Il reparto di Hook è impiegato in appoggio alla polizia locale, la Royal Ulster Constabulary (Ruc), in un’azione d’ispezione in un quartiere cattolico della città. L’accoglienza è durissima, con i civili che fanno di tutto per ostacolare l’operazione. Il battaglione è costretto a ritirarsi, abbandonando Hook per un’intera notte in territorio nemico, incapace di distinguere i possibili amici (protestanti) dagli avversari (cattolici) ed esposto al rischio di essere ucciso dall’Ira.

’71, l’esordio al cinema di Yann Demange, autore di origini franco-algerine ma inglese d’adozione, già regista di serie tv su Channel 4 e Bbc (Criminal Justice, Top Boy), è un film d’incredibile resa spettacolare. La messa in scena rende perfettamente l’atmosfera di una guerra di strada segnata da un odio fisico, a partire dall’operazione militare durante la quale una cittadinanza furiosa, compresi gli impressionanti bambini che lanciano palloncini pieni di urina contro le forze dell’ordine, fa di tutto per osteggiare i militari.

La storia, come in una tragedia classica, è ritmata dall’unità di tempo, luogo e azione: una notte livida e giallastra, dove a ogni angolo delle cupe strade di mattoni si può nascondere una minaccia. Una simbolica notte della ragione in cui amici e nemici, bene e male sono indistinguibili, con la camera a mano che resta incollata allo sguardo e al respiro affannoso dell’imberbe soldatino, registrandone in presa diretta lo smarrimento.

A dispetto di quanto asserisce l’ufficiale della missione – “ricordate che quella è Gran Bretagna” –, il giovane militare è scaraventato in una terra di nessuno nella quale, tra doppiogiochisti dell’Ira e poliziotti sotto copertura, è impossibile capire cosa stia realmente accadendo. Una situazione limite, di fronte alla quale poco valgono le capacità analitiche e razionali, ma molto è demandato a un istinto di sopravvivenza animale. E infatti Hook, quasi regredito a uno stato ferino, non parla praticamente mai.

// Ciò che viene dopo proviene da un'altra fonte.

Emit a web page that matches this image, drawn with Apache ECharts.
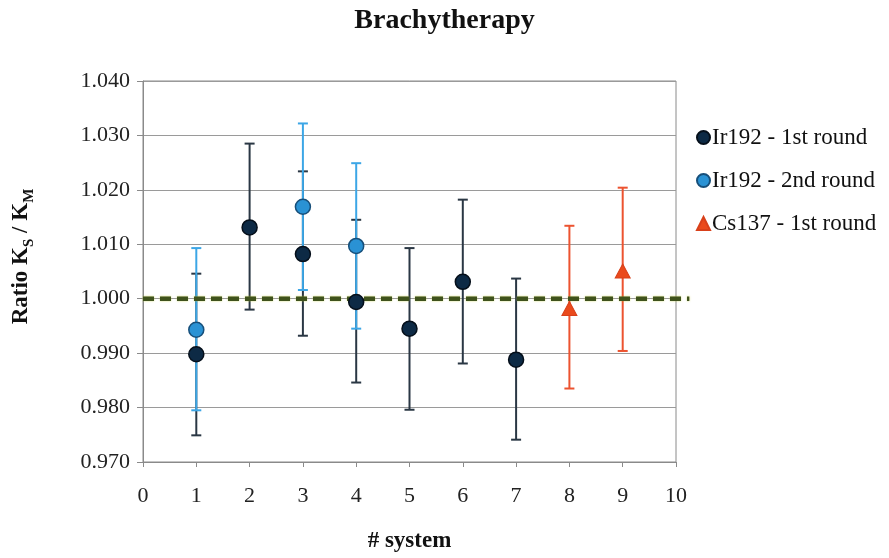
<!DOCTYPE html>
<html>
<head>
<meta charset="utf-8">
<script src="https://cdn.jsdelivr.net/npm/echarts@6/dist/echarts.min.js"></script>
<style>html,body{margin:0;padding:0;background:#fff;}#c{width:889px;height:558px;}</style>
</head>
<body>
<div id="c"></div>
<script>
// ---- data ----
const xTicks = [0,1,2,3,4,5,6,7,8,9,10];
const ir1X = [1, 2, 3, 4, 5, 6, 7];
const ir1Y = [0.9898, 1.0131, 1.0082, 0.9994, 0.9945, 1.0031, 0.9888];
const ir1Lo = [0.9749, 0.9980, 0.9932, 0.9846, 0.9796, 0.9881, 0.9741];
const ir1Hi = [1.0046, 1.0285, 1.0234, 1.0145, 1.0093, 1.0182, 1.0037];

const ir2X = [1, 3, 4];
const ir2Y = [0.9943, 1.0169, 1.0097];
const ir2Lo = [0.9795, 1.0016, 0.9945];
const ir2Hi = [1.0093, 1.0322, 1.0249];

const csX = [8, 9];
const csY = [0.9982, 1.0051];
const csLo = [0.9835, 0.9904];
const csHi = [1.0134, 1.0204];

const refX = [0, 10.25];
const refY = [1.0, 1.0];

const names = ['Ir192 - 1st round', 'Ir192 - 2nd round', 'Cs137 - 1st round'];

// ---- helpers ----
const FONT = 'Liberation Serif';
function zip(xs, ys) { return xs.map((x, i) => [x, ys[i]]); }
function errData(xs, lo, hi) { return xs.map((x, i) => [x, lo[i], hi[i]]); }
function errSeries(data, color, z) {
  return {
    type: 'custom',
    z: z,
    silent: true,
    data: data,
    encode: { x: 0, y: [1, 2] },
    renderItem: function (params, api) {
      const x = api.value(0);
      const p1 = api.coord([x, api.value(1)]);
      const p2 = api.coord([x, api.value(2)]);
      const w = 5;
      const st = { stroke: color, lineWidth: 2 };
      return {
        type: 'group',
        children: [
          { type: 'line', shape: { x1: p1[0], y1: p1[1], x2: p2[0], y2: p2[1] }, style: st },
          { type: 'line', shape: { x1: p1[0] - w, y1: p1[1], x2: p1[0] + w, y2: p1[1] }, style: st },
          { type: 'line', shape: { x1: p2[0] - w, y1: p2[1], x2: p2[0] + w, y2: p2[1] }, style: st }
        ]
      };
    }
  };
}

const chart = echarts.init(document.getElementById('c'), null, { renderer: 'canvas' });
chart.setOption({
  animation: false,
  backgroundColor: '#fff',
  title: {
    text: 'Brachytherapy',
    left: 'center',
    top: 2,
    textStyle: { fontFamily: FONT, fontWeight: 'bold', fontSize: 28, color: '#111' }
  },
  legend: {
    orient: 'vertical',
    left: 691,
    top: 121,
    itemGap: 20,
    itemWidth: 13,
    itemHeight: 13,
    data: [
      { name: names[0], icon: 'circle' },
      { name: names[1], icon: 'circle' },
      { name: names[2], icon: 'triangle' }
    ],
    textStyle: { fontFamily: FONT, fontSize: 23, color: '#111', padding: [0, 0, 0, -3] }
  },
  grid: {
    left: 143, right: 213, top: 81, bottom: 94,
    show: true, borderColor: '#8a8a8a', borderWidth: 1
  },
  xAxis: {
    type: 'value',
    min: 0, max: 10, interval: 1,
    name: '# system',
    nameLocation: 'middle',
    nameGap: 68,
    nameTextStyle: { fontFamily: FONT, fontWeight: 'bold', fontSize: 23, color: '#111' },
    axisLine: { onZero: false, lineStyle: { color: '#8a8a8a', width: 1 } },
    axisTick: { show: true, inside: false, length: 5, lineStyle: { color: '#8a8a8a' } },
    axisLabel: { fontFamily: FONT, fontSize: 22, color: '#222', margin: 23,
      formatter: function (v) { return xTicks.indexOf(v) >= 0 ? String(v) : ''; } },
    splitLine: { show: false }
  },
  yAxis: {
    type: 'value',
    min: 0.97, max: 1.04, interval: 0.01,
    name: '{b|Ratio K}{s|S}{b| / K}{s|M}',
    nameLocation: 'middle',
    nameRotate: 90,
    nameGap: 106,
    nameTextStyle: {
      fontFamily: FONT, fontWeight: 'bold', color: '#111',
      padding: [0, 0, 0, 30],
      rich: {
        b: { fontFamily: FONT, fontWeight: 'bold', fontSize: 23, color: '#111', lineHeight: 25, verticalAlign: 'bottom', padding: [0, 0, 4, 0] },
        s: { fontFamily: FONT, fontWeight: 'bold', fontSize: 15, color: '#111', lineHeight: 16, verticalAlign: 'bottom' }
      }
    },
    axisLine: { show: true, lineStyle: { color: '#8a8a8a', width: 1 } },
    axisTick: { show: true, inside: false, length: 6, lineStyle: { color: '#8a8a8a' } },
    axisLabel: { fontFamily: FONT, fontSize: 22, color: '#222', margin: 13,
      formatter: function (v) { return v.toFixed(3); } },
    splitLine: { show: true, lineStyle: { color: '#9a9a9a', width: 1.2 } }
  },
  series: [
    errSeries(errData(ir1X, ir1Lo, ir1Hi), '#2a3744', 2),
    errSeries(errData(ir2X, ir2Lo, ir2Hi), '#3ca6e6', 3),
    errSeries(errData(csX, csLo, csHi), '#ec5330', 3),
    {
      type: 'custom',
      z: 4,
      silent: true,
      clip: false,
      data: [zip(refX, refY)[0]],
      renderItem: function (params, api) {
        const pts = zip(refX, refY).map(p => api.coord(p));
        return {
          type: 'line',
          shape: { x1: pts[0][0], y1: pts[0][1], x2: pts[1][0], y2: pts[1][1] },
          style: { stroke: '#3f521c', lineWidth: 4.5, lineDash: [11, 6], shadowColor: 'rgba(190,200,40,0.7)', shadowBlur: 2 }
        };
      }
    },
    {
      name: names[0], type: 'scatter', z: 6,
      data: zip(ir1X, ir1Y),
      symbol: 'circle', symbolSize: 15,
      itemStyle: { color: '#0d2a45', borderColor: '#050f1a', borderWidth: 1.5, opacity: 1 }
    },
    {
      name: names[1], type: 'scatter', z: 5,
      data: zip(ir2X, ir2Y),
      symbol: 'circle', symbolSize: 15,
      itemStyle: { color: '#2a92d4', borderColor: '#174f7a', borderWidth: 1.5, opacity: 1 }
    },
    {
      name: names[2], type: 'scatter', z: 5,
      data: zip(csX, csY),
      symbol: 'triangle', symbolSize: [15, 14],
      itemStyle: { color: '#ea4a1c', borderColor: '#d8401a', borderWidth: 1, opacity: 1 }
    }
  ]
});
</script>
</body>
</html>
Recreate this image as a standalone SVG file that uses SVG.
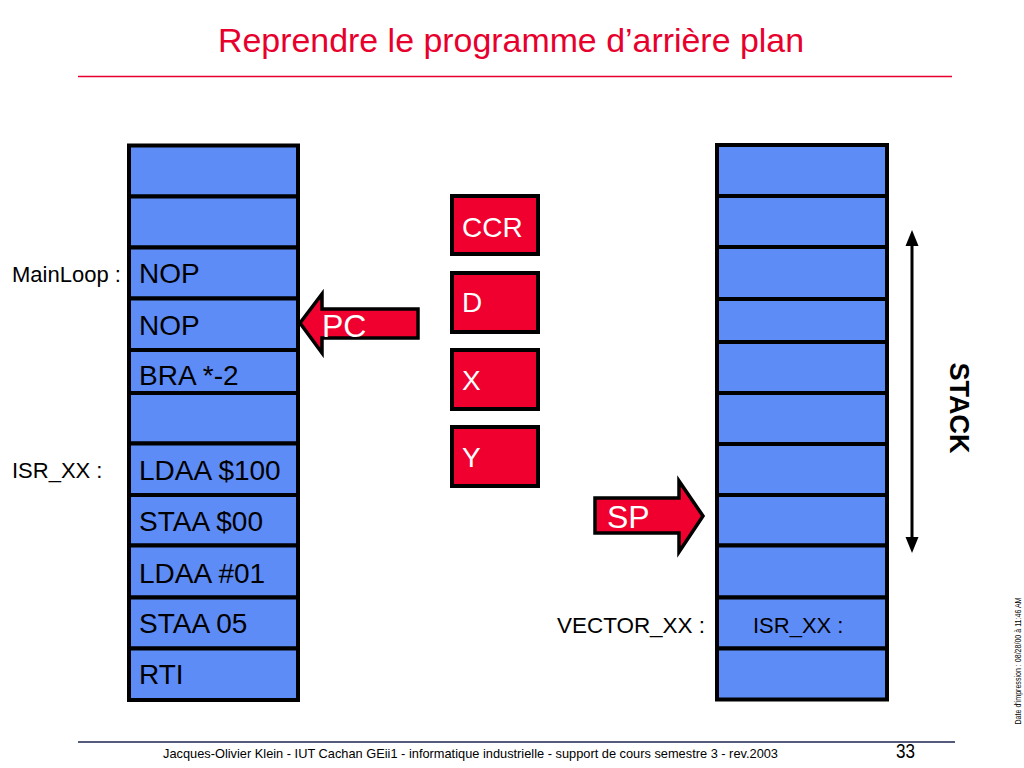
<svg xmlns="http://www.w3.org/2000/svg" width="1024" height="768" viewBox="0 0 1024 768">
<style>
.cell{fill:#5e8cf7;stroke:#000;stroke-width:4}
.reg{fill:#f0002e;stroke:#000;stroke-width:4}
.arr{fill:#f0002e;stroke:#000;stroke-width:3.5;stroke-linejoin:miter}
.t{font-family:"Liberation Sans",Arial,sans-serif;fill:#000}
.code{font-size:28px}
.lbl{font-size:22px}
.w{font-family:"Liberation Sans",Arial,sans-serif;fill:#fff}
</style>
<rect width="1024" height="768" fill="#fff"/>
<g id="title">
<text x="218" y="52" font-family="Liberation Sans, Arial, sans-serif" font-size="34" fill="#e8002d" textLength="586" lengthAdjust="spacingAndGlyphs">Reprendre le programme d’arrière plan</text>
<line x1="78" y1="76.5" x2="952" y2="76.5" stroke="#e8002d" stroke-width="1.5"/>
</g>
<g id="memory">
<rect class="cell" x="129" y="145.5" width="169" height="51"/>
<rect class="cell" x="129" y="196.5" width="169" height="51"/>
<g id="mem-nop1"><rect class="cell" x="129" y="247.5" width="169" height="51"/><text class="t code" x="139" y="283">NOP</text></g>
<g id="mem-nop2"><rect class="cell" x="129" y="298.5" width="169" height="51.5"/><text class="t code" x="139" y="335">NOP</text></g>
<g id="mem-bra"><rect class="cell" x="129" y="350" width="169" height="43"/><text class="t code" x="139" y="385">BRA *-2</text></g>
<rect class="cell" x="129" y="393" width="169" height="50.5"/>
<g id="mem-ldaa1"><rect class="cell" x="129" y="443.5" width="169" height="51.5"/><text class="t code" x="139" y="480">LDAA $100</text></g>
<g id="mem-staa1"><rect class="cell" x="129" y="495" width="169" height="50.5"/><text class="t code" x="139" y="531">STAA $00</text></g>
<g id="mem-ldaa2"><rect class="cell" x="129" y="545.5" width="169" height="52"/><text class="t code" x="139" y="583">LDAA #01</text></g>
<g id="mem-staa2"><rect class="cell" x="129" y="597.5" width="169" height="51"/><text class="t code" x="139" y="633">STAA 05</text></g>
<g id="mem-rti"><rect class="cell" x="129" y="648.5" width="169" height="51.5"/><text class="t code" x="139" y="684">RTI</text></g>
</g>
<g id="label-mainloop"><text class="t lbl" x="12" y="282">MainLoop :</text></g>
<g id="label-isr"><text class="t lbl" x="12" y="478">ISR_XX :</text></g>
<g id="pc">
<polygon class="arr" points="300,323 322,294 322,309 418,309 418,338 322,338 322,353"/>
<text class="w" x="322" y="337" font-size="32">PC</text>
</g>
<g id="reg-ccr"><rect class="reg" x="452" y="196" width="86" height="58"/><text class="w" x="462" y="237" font-size="28">CCR</text></g>
<g id="reg-d"><rect class="reg" x="452" y="273" width="86" height="59"/><text class="w" x="462" y="312" font-size="28">D</text></g>
<g id="reg-x"><rect class="reg" x="452" y="350" width="86" height="59"/><text class="w" x="462" y="390" font-size="28">X</text></g>
<g id="reg-y"><rect class="reg" x="452" y="427" width="86" height="59"/><text class="w" x="462" y="467" font-size="28">Y</text></g>
<g id="sp">
<polygon class="arr" points="595,498 679,498 679,481 703,516 679,552 679,533 595,533"/>
<text class="w" x="607" y="528" font-size="32">SP</text>
</g>
<g id="stack">
<rect class="cell" x="717" y="145" width="170" height="51"/>
<rect class="cell" x="717" y="196" width="170" height="51"/>
<rect class="cell" x="717" y="247" width="170" height="52"/>
<rect class="cell" x="717" y="299" width="170" height="43"/>
<rect class="cell" x="717" y="342" width="170" height="51"/>
<rect class="cell" x="717" y="393" width="170" height="51"/>
<rect class="cell" x="717" y="444" width="170" height="51"/>
<rect class="cell" x="717" y="495" width="170" height="50.5"/>
<rect class="cell" x="717" y="545.5" width="170" height="52"/>
<g id="stack-vector"><rect class="cell" x="717" y="597.5" width="170" height="51"/><text class="t lbl" x="753" y="633">ISR_XX :</text></g>
<rect class="cell" x="717" y="648.5" width="170" height="51"/>
</g>
<g id="label-vector"><text class="t lbl" x="557" y="633" textLength="148" lengthAdjust="spacingAndGlyphs">VECTOR_XX :</text></g>
<g id="connectors">
<line x1="912" y1="242" x2="912" y2="541" stroke="#000" stroke-width="3"/>
<polygon points="912,230 905.5,246 918.5,246" fill="#000"/>
<polygon points="912,553 905.5,537 918.5,537" fill="#000"/>
</g>
<g id="label-stack"><text transform="translate(950,408) rotate(90)" text-anchor="middle" font-family="Liberation Sans, Arial, sans-serif" font-weight="bold" font-size="27" fill="#000">STACK</text></g>
<g id="side-date"><text transform="translate(1021,661) rotate(-90)" text-anchor="middle" font-family="Liberation Sans, Arial, sans-serif" font-size="9" fill="#000" textLength="127" lengthAdjust="spacingAndGlyphs">Date d'impression : 08/28/00 à 11:46 AM</text></g>
<g id="footer">
<line x1="78" y1="742" x2="955" y2="742" stroke="#1c2452" stroke-width="1.5"/>
<text x="163" y="758" font-family="Liberation Sans, Arial, sans-serif" font-size="13" fill="#000" textLength="615" lengthAdjust="spacingAndGlyphs">Jacques-Olivier Klein - IUT Cachan GEii1 - informatique industrielle - support de cours semestre 3 - rev.2003</text>
<text x="896" y="758" font-family="Liberation Sans, Arial, sans-serif" font-size="20" fill="#000" textLength="19" lengthAdjust="spacingAndGlyphs">33</text>
</g>
</svg>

Il limite di ’71, che privilegia l’ambiguità spettacolare d’una storia inseguita nei labirinti della strade di Belfast, sta nell’ignorare quasi completamente le ragioni sottostanti al conflitto. Non perché il film debba esprimere una prospettiva inedita e personale sui “Troubles” – in fondo si tratta di vicende ben note. Il punto è che, in assenza del contesto di riferimento, il film rischia di trasformarsi in un (notevole) esercizio di stile, nel quale la denuncia dell’insensatezza della guerra – la scoperta che Hook fa durante la terribile notte – resta generica. In tal senso lascia perplessi la messa in scena insistita delle violenze – compresa un’atroce cucitura senza anestesia di una ferita –, che finiscono per sembrare pugni nello stomaco gratuiti, shock emotivi che non aggiungono nulla al messaggio astrattamente pacifista del film.